Personal information
- Native name: 魏睿萱
- Born: 26 February 2001 (age 25) Singapore

Sport
- Sport: Table tennis
- Playing style: Right-handed Shakehand grip

Medal record
Women's Table Tennis
Representing Singapore
Asian Championships
| Bronze medal – third place | 2019 Yogyakarta | Team |
| Bronze medal – third place | 2021 Doha | Team |
Southeast Asian Games
| Silver medal – second place | 2021 Vietnam | Team |
| Bronze medal – third place | 2019 Philippines | Doubles |

= Goi Rui Xuan =

Singaporean table tennis player

Goi Rui Xuan (born 26 February 2001) is a Singaporean table tennis player.
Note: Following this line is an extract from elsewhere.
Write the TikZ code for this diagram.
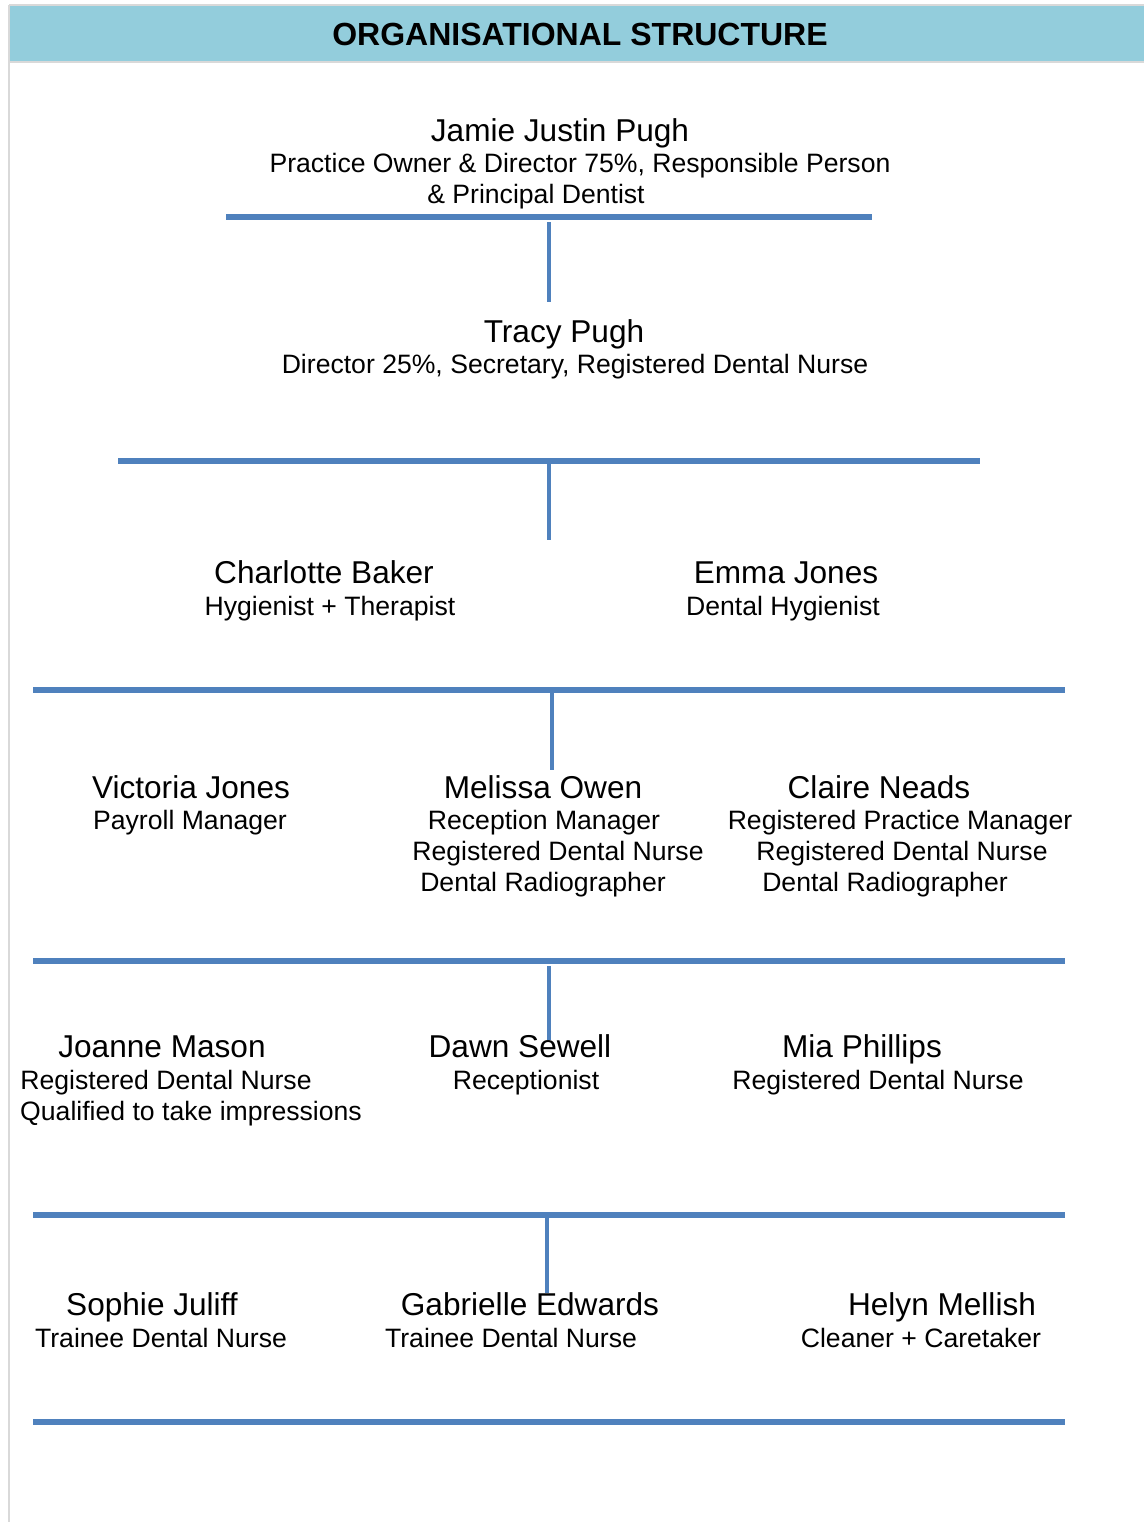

Her highest career ITTF ranking was 188.

== Education ==
Goi studied at Singapore Sports School for four years, and had deferred her diploma studies which was offered as part of a through-train programme, to train full time.

== Career ==
In 2017, Goi participated in table tennis mixed doubles event at the 2017 Asean School Games with Gerald Yu, and won gold.

In 2018, Goi qualified for the table tennis singles event at the 2018 Summer Youth Olympics, and represented Singapore. In 2019, Goi participated in table tennis women's doubles event at the 2019 Southeast Asian Games along with Wong Xin Ru, and won bronze medal.